— begin —

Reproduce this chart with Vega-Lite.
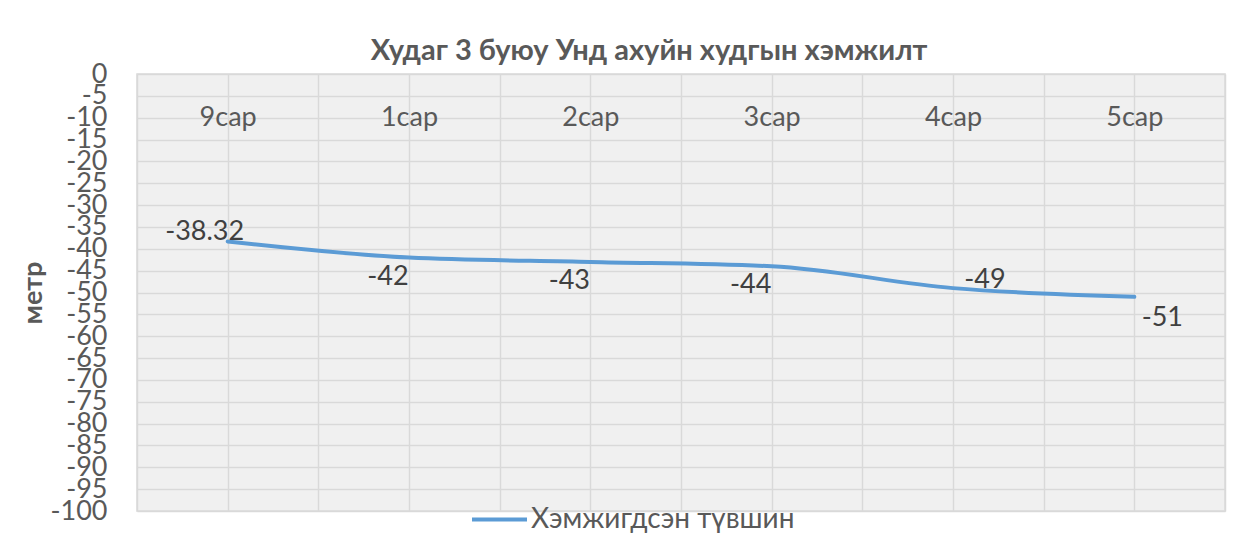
{
  "$schema": "https://vega.github.io/schema/vega-lite/v6.json",
  "width": 1088,
  "height": 437,
  "autosize": {"type": "none"},
  "padding": {"left": 137, "top": 74, "right": 19, "bottom": 44},
  "background": "white",
  "config": {
    "font": "Lato",
    "view": {"fill": "#f0f0f0", "stroke": "#d9d9d9", "strokeWidth": 1.5},
    "axis": {"gridColor": "#d9d9d9", "gridWidth": 1.5, "domain": false, "ticks": false, "labelColor": "#595959", "labelFont": "Lato"}
  },
  "title": {
    "text": "Худаг 3 буюу Унд ахуйн худгын хэмжилт",
    "font": "Lato",
    "fontSize": 29,
    "fontWeight": "bold",
    "color": "#595959",
    "anchor": "middle",
    "frame": "group",
    "dx": -32,
    "offset": -6
  },
  "data": {
    "values": [
      {"idx": 0, "month": "9сар", "value": -38.32, "label": "-38.32", "pos": "a", "series": "Хэмжигдсэн түвшин"},
      {"idx": 1, "month": "1сар", "value": -42, "label": "-42", "pos": "b", "series": "Хэмжигдсэн түвшин"},
      {"idx": 2, "month": "2сар", "value": -43, "label": "-43", "pos": "b", "series": "Хэмжигдсэн түвшин"},
      {"idx": 3, "month": "3сар", "value": -44, "label": "-44", "pos": "b", "series": "Хэмжигдсэн түвшин"},
      {"idx": 4, "month": "4сар", "value": -49, "label": "-49", "pos": "c", "series": "Хэмжигдсэн түвшин"},
      {"idx": 5, "month": "5сар", "value": -51, "label": "-51", "pos": "d", "series": "Хэмжигдсэн түвшин"}
    ]
  },
  "encoding": {
    "x": {
      "field": "idx",
      "type": "quantitative",
      "scale": {"domain": [-0.5, 5.5], "nice": false, "zero": false},
      "axis": {
        "orient": "top",
        "title": null,
        "values": [-0.5, 0, 0.5, 1, 1.5, 2, 2.5, 3, 3.5, 4, 4.5, 5, 5.5],
        "labelExpr": "datum.value == 0 ? '9сар' : datum.value == 1 ? '1сар' : datum.value == 2 ? '2сар' : datum.value == 3 ? '3сар' : datum.value == 4 ? '4сар' : datum.value == 5 ? '5сар' : ''",
        "labelFontSize": 27,
        "labelBaseline": "middle",
        "labelPadding": -43,
        "labelFlush": false,
        "labelOverlap": false,
        "grid": true
      }
    },
    "y": {
      "field": "value",
      "type": "quantitative",
      "scale": {"domain": [-100, 0], "nice": false},
      "axis": {
        "values": [0, -5, -10, -15, -20, -25, -30, -35, -40, -45, -50, -55, -60, -65, -70, -75, -80, -85, -90, -95, -100],
        "labelExpr": "datum.value + ''",
        "labelFontSize": 27,
        "labelPadding": 30,
        "labelOverlap": false,
        "labelFlush": false,
        "labelBaseline": "middle",
        "title": "метр",
        "titleFont": "Lato",
        "titleFontSize": 27,
        "titleFontWeight": "bold",
        "titleColor": "#595959",
        "titlePadding": 2,
        "grid": true
      }
    }
  },
  "layer": [
    {
      "mark": {"type": "line", "strokeWidth": 4, "interpolate": "monotone", "strokeCap": "round"},
      "encoding": {
        "color": {
          "field": "series",
          "type": "nominal",
          "scale": {"range": ["#5B9BD5"]},
          "legend": {
            "orient": "none",
            "legendX": 333,
            "legendY": 416,
            "title": null,
            "symbolType": "stroke",
            "symbolSize": 3025,
            "symbolStrokeWidth": 4,
            "labelFontSize": 28,
            "labelColor": "#595959",
            "labelFont": "Lato",
            "labelOffset": 2,
            "labelLimit": 400
          }
        }
      }
    },
    {
      "transform": [{"filter": "datum.pos == 'a'"}],
      "mark": {"type": "text", "fontSize": 27, "color": "#404040", "dx": -23, "dy": -9},
      "encoding": {"text": {"field": "label"}}
    },
    {
      "transform": [{"filter": "datum.pos == 'b'"}],
      "mark": {"type": "text", "fontSize": 27, "color": "#404040", "dx": -21, "dy": 19},
      "encoding": {"text": {"field": "label"}}
    },
    {
      "transform": [{"filter": "datum.pos == 'c'"}],
      "mark": {"type": "text", "fontSize": 27, "color": "#404040", "dx": 32, "dy": -8},
      "encoding": {"text": {"field": "label"}}
    },
    {
      "transform": [{"filter": "datum.pos == 'd'"}],
      "mark": {"type": "text", "fontSize": 27, "color": "#404040", "dx": 28, "dy": 21},
      "encoding": {"text": {"field": "label"}}
    }
  ]
}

— end —

[TASK DIRECTIONS] All the lines above are to be reproduced exactly, except the pictures.

[RESPONSE TO THE TASK]
Reproduce this chart with Vega-Lite.
{
  "$schema": "https://vega.github.io/schema/vega-lite/v6.json",
  "width": 1088,
  "height": 437,
  "autosize": {"type": "none"},
  "padding": {"left": 137, "top": 74, "right": 19, "bottom": 44},
  "background": "white",
  "config": {
    "font": "Lato",
    "view": {"fill": "#f0f0f0", "stroke": "#d9d9d9", "strokeWidth": 1.5},
    "axis": {"gridColor": "#d9d9d9", "gridWidth": 1.5, "domain": false, "ticks": false, "labelColor": "#595959", "labelFont": "Lato"}
  },
  "title": {
    "text": "Худаг 3 буюу Унд ахуйн худгын хэмжилт",
    "font": "Lato",
    "fontSize": 29,
    "fontWeight": "bold",
    "color": "#595959",
    "anchor": "middle",
    "frame": "group",
    "dx": -32,
    "offset": -6
  },
  "data": {
    "values": [
      {"idx": 0, "month": "9сар", "value": -38.32, "label": "-38.32", "pos": "a", "series": "Хэмжигдсэн түвшин"},
      {"idx": 1, "month": "1сар", "value": -42, "label": "-42", "pos": "b", "series": "Хэмжигдсэн түвшин"},
      {"idx": 2, "month": "2сар", "value": -43, "label": "-43", "pos": "b", "series": "Хэмжигдсэн түвшин"},
      {"idx": 3, "month": "3сар", "value": -44, "label": "-44", "pos": "b", "series": "Хэмжигдсэн түвшин"},
      {"idx": 4, "month": "4сар", "value": -49, "label": "-49", "pos": "c", "series": "Хэмжигдсэн түвшин"},
      {"idx": 5, "month": "5сар", "value": -51, "label": "-51", "pos": "d", "series": "Хэмжигдсэн түвшин"}
    ]
  },
  "encoding": {
    "x": {
      "field": "idx",
      "type": "quantitative",
      "scale": {"domain": [-0.5, 5.5], "nice": false, "zero": false},
      "axis": {
        "orient": "top",
        "title": null,
        "values": [-0.5, 0, 0.5, 1, 1.5, 2, 2.5, 3, 3.5, 4, 4.5, 5, 5.5],
        "labelExpr": "datum.value == 0 ? '9сар' : datum.value == 1 ? '1сар' : datum.value == 2 ? '2сар' : datum.value == 3 ? '3сар' : datum.value == 4 ? '4сар' : datum.value == 5 ? '5сар' : ''",
        "labelFontSize": 27,
        "labelBaseline": "middle",
        "labelPadding": -43,
        "labelFlush": false,
        "labelOverlap": false,
        "grid": true
      }
    },
    "y": {
      "field": "value",
      "type": "quantitative",
      "scale": {"domain": [-100, 0], "nice": false},
      "axis": {
        "values": [0, -5, -10, -15, -20, -25, -30, -35, -40, -45, -50, -55, -60, -65, -70, -75, -80, -85, -90, -95, -100],
        "labelExpr": "datum.value + ''",
        "labelFontSize": 27,
        "labelPadding": 30,
        "labelOverlap": false,
        "labelFlush": false,
        "labelBaseline": "middle",
        "title": "метр",
        "titleFont": "Lato",
        "titleFontSize": 27,
        "titleFontWeight": "bold",
        "titleColor": "#595959",
        "titlePadding": 2,
        "grid": true
      }
    }
  },
  "layer": [
    {
      "mark": {"type": "line", "strokeWidth": 4, "interpolate": "monotone", "strokeCap": "round"},
      "encoding": {
        "color": {
          "field": "series",
          "type": "nominal",
          "scale": {"range": ["#5B9BD5"]},
          "legend": {
            "orient": "none",
            "legendX": 333,
            "legendY": 416,
            "title": null,
            "symbolType": "stroke",
            "symbolSize": 3025,
            "symbolStrokeWidth": 4,
            "labelFontSize": 28,
            "labelColor": "#595959",
            "labelFont": "Lato",
            "labelOffset": 2,
            "labelLimit": 400
          }
        }
      }
    },
    {
      "transform": [{"filter": "datum.pos == 'a'"}],
      "mark": {"type": "text", "fontSize": 27, "color": "#404040", "dx": -23, "dy": -9},
      "encoding": {"text": {"field": "label"}}
    },
    {
      "transform": [{"filter": "datum.pos == 'b'"}],
      "mark": {"type": "text", "fontSize": 27, "color": "#404040", "dx": -21, "dy": 19},
      "encoding": {"text": {"field": "label"}}
    },
    {
      "transform": [{"filter": "datum.pos == 'c'"}],
      "mark": {"type": "text", "fontSize": 27, "color": "#404040", "dx": 32, "dy": -8},
      "encoding": {"text": {"field": "label"}}
    },
    {
      "transform": [{"filter": "datum.pos == 'd'"}],
      "mark": {"type": "text", "fontSize": 27, "color": "#404040", "dx": 28, "dy": 21},
      "encoding": {"text": {"field": "label"}}
    }
  ]
}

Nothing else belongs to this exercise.